What Kind of Home Will You Have?

Galatians 4:23 – But the son of the slave was born according to the flesh, while the son of the free woman was born through promise.

We all grew up in a home and, once we get married and have our own kids, we all have a couple unhealthy options and one healthy option on what kind of home we will have.

First, we can just say and do what our parents did. We can be just like our parents, which oftentimes isn’t a good thing. If our parents were law-based, we continue with law-based homes. If our parents had a lot of rules for us and pushed us towards perfection, we can carry out the same rules we make into laws for our own children.

On the other hand, you can overreact and completely course correct the other way.
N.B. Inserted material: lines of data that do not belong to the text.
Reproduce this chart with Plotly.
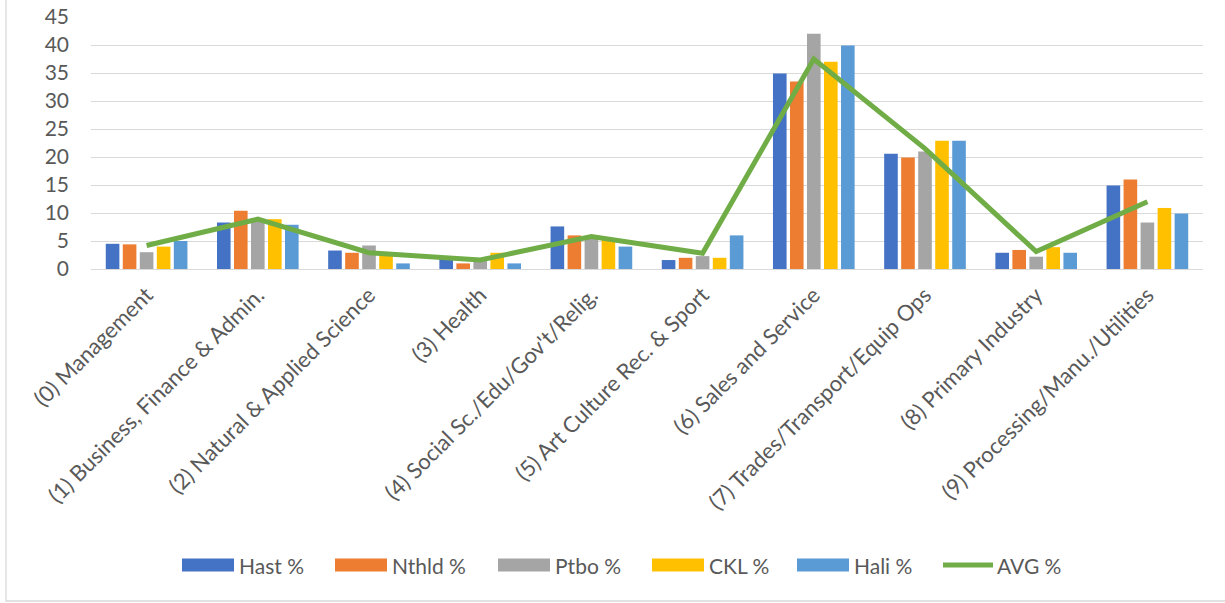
import plotly.graph_objects as go

# Occupation groups (NOC broad categories)
categories = [
    "(0) Management",
    "(1) Business, Finance & Admin.",
    "(2) Natural & Applied Science",
    "(3) Health",
    "(4) Social Sc./Edu/Gov't/Relig.",
    "(5) Art Culture Rec. & Sport",
    "(6) Sales and Service",
    "(7) Trades/Transport/Equip Ops",
    "(8) Primary Industry",
    "(9) Processing/Manu./Utilities",
]

# Share of employment by occupation group, percent
hast = [4.5, 8.3, 3.3, 1.8, 7.6, 1.6, 34.9, 20.6, 2.9, 14.9]
nthld = [4.4, 10.4, 2.9, 1.0, 6.0, 2.0, 33.5, 19.9, 3.4, 16.0]
ptbo = [3.0, 8.8, 4.2, 1.5, 5.7, 2.3, 42.0, 21.0, 2.2, 8.3]
ckl = [4.0, 8.9, 2.8, 2.9, 5.5, 2.0, 37.0, 22.9, 3.9, 10.9]
hali = [5.0, 7.9, 1.0, 1.0, 4.0, 6.0, 39.9, 22.9, 2.9, 9.9]
avg = [4.2, 8.9, 2.9, 1.6, 5.8, 2.8, 37.5, 21.5, 3.1, 12.0]

y_ticks = [0, 5, 10, 15, 20, 25, 30, 35, 40, 45]

bar_series = [
    ("Hast %", hast, "#4472C4"),
    ("Nthld %", nthld, "#ED7D31"),
    ("Ptbo %", ptbo, "#A5A5A5"),
    ("CKL %", ckl, "#FFC000"),
    ("Hali %", hali, "#5B9BD5"),
]
line_name, line_color = "AVG %", "#70AD47"

W, H = 1225, 603
ML, MR, MT, MB = 91, 22, 17, 334
PW, PH = W - ML - MR, H - MT - MB
FONT = "Lato"
TEXT = "#595959"
GRID = "#D9D9D9"


def px_x(px):
    return (px - ML) / PW


def px_y(py):
    return (H - MB - py) / PH


fig = go.Figure()
for name, vals, color in bar_series:
    fig.add_trace(go.Bar(x=categories, y=vals, name=name,
                         marker=dict(color=color, line=dict(width=0)),
                         showlegend=False))
fig.add_trace(go.Scatter(x=categories, y=avg, name=line_name, mode="lines",
                         line=dict(color=line_color, width=5),
                         showlegend=False))

# Legend row along the bottom: swatch + label for each series
shapes = []
annotations = []
legend_y = 565
legend_items = [(n, c, "bar") for n, _, c in bar_series] + [(line_name, line_color, "line")]
swatch_x = [182, 335, 498, 652, 797, 940]
for (name, color, kind), x0 in zip(legend_items, swatch_x):
    x1 = x0 + 52
    if kind == "bar":
        shapes.append(dict(type="rect", xref="paper", yref="paper",
                           x0=px_x(x0), x1=px_x(x1),
                           y0=px_y(legend_y + 6.5), y1=px_y(legend_y - 6.5),
                           fillcolor=color, line=dict(width=0)))
    else:
        shapes.append(dict(type="line", xref="paper", yref="paper",
                           x0=px_x(x0 + 3), x1=px_x(x1 + 1),
                           y0=px_y(legend_y), y1=px_y(legend_y),
                           line=dict(color=color, width=5)))
    annotations.append(dict(text=name, xref="paper", yref="paper",
                            x=px_x(x1 + 3), y=px_y(legend_y),
                            xanchor="left", yanchor="middle", showarrow=False,
                            font=dict(family=FONT, size=21, color=TEXT)))

# Chart frame
shapes.append(dict(type="rect", xref="paper", yref="paper",
                   x0=px_x(6), x1=px_x(W + 5), y0=px_y(601), y1=px_y(-5),
                   line=dict(color="#D9D9D9", width=1.3), fillcolor="rgba(0,0,0,0)",
                   layer="below"))

fig.update_layout(
    width=W, height=H,
    margin=dict(l=ML, r=MR, t=MT, b=MB, pad=0, autoexpand=False),
    paper_bgcolor="white", plot_bgcolor="white",
    barmode="group", bargap=0.235, bargroupgap=0.2,
    showlegend=False,
    font=dict(family=FONT, size=21, color=TEXT),
    shapes=shapes, annotations=annotations,
)
fig.update_xaxes(type="category", tickangle=-45, showgrid=False, automargin=False,
                 showline=False, ticks="", ticklabelstandoff=8,
                 tickfont=dict(family=FONT, size=22, color=TEXT))
fig.update_yaxes(range=[0, 45], tickvals=y_ticks, showgrid=True, automargin=False,
                 gridcolor=GRID, gridwidth=1.3, zeroline=True,
                 zerolinecolor=GRID, zerolinewidth=1.3, showline=False,
                 ticks="", ticklabelstandoff=21,
                 tickfont=dict(family=FONT, size=21, color=TEXT))

fig.write_html("out.html")
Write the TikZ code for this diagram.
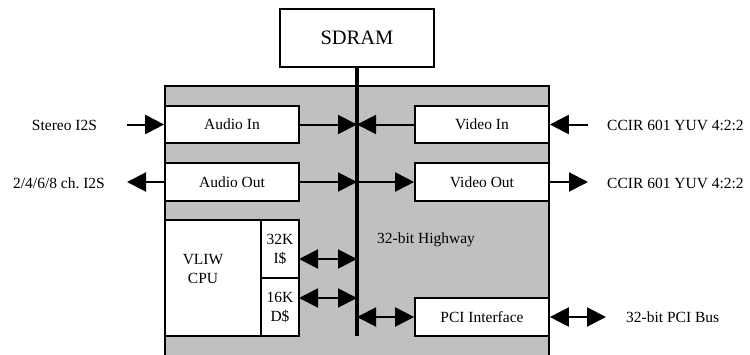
\documentclass[tikz,border=0pt]{standalone}
\usepackage{fontspec}
\setmainfont{Liberation Serif}
\usetikzlibrary{arrows.meta}
\definecolor{chipgray}{HTML}{C0C0C0}
\begin{document}
\begin{tikzpicture}[x=1pt,y=-1pt,
  blk/.style={draw, line width=1.7pt, fill=white, inner sep=0pt,
    font=\fontsize{15.5}{19}\selectfont, align=center},
  txt/.style={inner sep=0pt, font=\fontsize{15.5}{19}\selectfont, align=center},
  conn/.style={line width=2pt, -{Triangle[length=19pt,width=19pt]}},
  dconn/.style={line width=2pt, {Triangle[length=19pt,width=19pt]}-{Triangle[length=19pt,width=19pt]}},
  bus/.style={line width=4pt}]
\useasboundingbox (0,0) rectangle (750,354);
\begin{scope}
\clip (0,0) rectangle (750,354);
% chip outline
\draw[line width=1.7pt, fill=chipgray] (165,86) rectangle (549,380);
\end{scope}

% memory and on-chip blocks
\node[blk, minimum width=154pt, minimum height=58pt,
  font=\fontsize{20.5}{24}\selectfont] (sdram) at (357,38) {SDRAM};
\node[blk, minimum width=134pt, minimum height=37pt] (ain) at (232,124.5) {Audio In};
\node[blk, minimum width=134pt, minimum height=38pt] (aout) at (232,182) {Audio Out};
\node[blk, minimum width=134pt, minimum height=37pt] (vin) at (482,124.5) {Video In};
\node[blk, minimum width=134pt, minimum height=38pt] (vout) at (482,182) {Video Out};
\node[blk, minimum width=96pt, minimum height=116pt] (cpu) at (213,278) {};
\node[txt] (cputxt) at (203,269) {VLIW\\CPU};
\node[blk, minimum width=38pt, minimum height=58pt] (icache) at (280,249) {32K\\I\$};
\node[blk, minimum width=38pt, minimum height=58pt] (dcache) at (280,307) {16K\\D\$};
\node[blk, minimum width=134pt, minimum height=38pt] (pci) at (482,317) {PCI Interface};

% 32-bit highway
\coordinate (busbot) at (357,336);
\draw[bus] (sdram.south) -- (busbot);
\node[txt, anchor=west] (hwy) at (377,240) {32-bit Highway};

% connections to the highway
\coordinate (ia) at (299,259);
\coordinate (da) at (299,298);
\draw[conn] (ain.east) -- (ain.east -| busbot);
\draw[conn] (vin.west) -- (vin.west -| busbot);
\draw[conn] (aout.east) -- (aout.east -| busbot);
\draw[conn] (vout.west -| busbot) -- (vout.west);
\draw[dconn] (ia) -- (ia -| busbot);
\draw[dconn] (da) -- (da -| busbot);
\draw[dconn] (pci.west -| busbot) -- (pci.west);

% external signals
\node[txt] (stereo) at (64.5,125) {Stereo I2S};
\node[txt] (multi) at (59,183) {2/4/6/8 ch.\ I2S};
\node[txt, anchor=west] (ccirin) at (607,125) {CCIR 601 YUV 4:2:2};
\node[txt, anchor=west] (ccirout) at (607,183) {CCIR 601 YUV 4:2:2};
\node[txt, anchor=west] (pcibus) at (626,317) {32-bit PCI Bus};
\coordinate (sIn) at (127,124.5);
\coordinate (mOut) at (127,182);
\coordinate (vIn) at (588,124.5);
\coordinate (vOut) at (588,182);
\coordinate (pOut) at (606,317);
\draw[conn] (sIn) -- (ain.west);
\draw[conn] (aout.west) -- (mOut);
\draw[conn] (vIn) -- (vin.east);
\draw[conn] (vout.east) -- (vOut);
\draw[dconn] (pci.east) -- (pOut);
\end{tikzpicture}
\end{document}
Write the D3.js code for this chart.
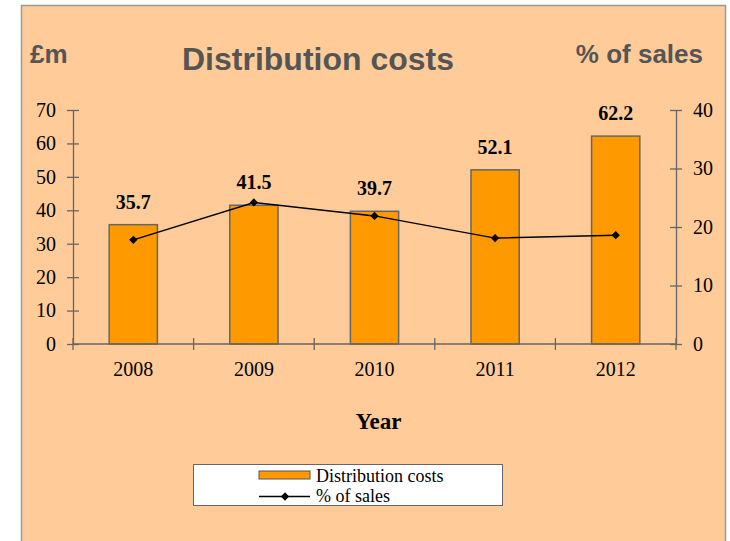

If your parents were legalistic, King James Bible-only readers, you can flip a 180 and become a hippie. Or if your parents were hippies, maybe you find a King James Bible and a suit.

The healthy third option is to sort things out into good and bad categories, trying to replicate the good and not carry forth the bad. You can look at situations that happened in your childhood and say “Ok, this was good, I want to do this. This was bad, I want to stay away from that.”

Especially to those law-based parents, or those in the first two categories, I want to say one more thing. The reason you tend to prefer the law is because you love your children and just want the best for them. You don’t want them to be hurt, or harmed, like you were. I’ll say this – If you show me your legalism, I’ll show you your pain.

What happens in life is, sometimes, things happen to us, and they really hurt. Then we make inner vows, and we never want our kids to be hurt or go through pain like we did, because we love them so much. Then, an inner vow leads to an outer legalism, which you enforce upon your kids as you think “That’ll never happen to my kids”.

Maybe your parents were way too high control, too demanding, way too overbearing. So, you decide that you don’t want to discipline or lead your kids and give them total freedom. That’s not a good idea. On the other hand, maybe your parents gave you so much freedom and you made a lot of bad choices and got into a lot of trouble, so you double down on legalism, rules, and control.

Most law-based parents really love their kids, but they have an unhealed hurt or an inner vow and want to protect their children from the same situations. But hear me in this – you’re the one that’s hurting them. You may be preventing others from hurting them, but you ultimately end up hurting them. It’s too much pressure, too much control, too much fear, too many rules. There’s not enough room for them to breathe and grow in the grace of God.

But just like there’s grace for your kid, there’s grace for you as a parent. When we parent our kids, it reveals a lot about our relationship with God, how we view Him as our Father, and how He views us as His children. Parenting is not just an opportunity for us to raise our child, but for God to raise us as His child. He likes and loves us, wants to have fun with us, and is there to help.

Are there any unhealed hurts from your past that you have seen play a part in your parenting or that you can get healed up before you become a parent?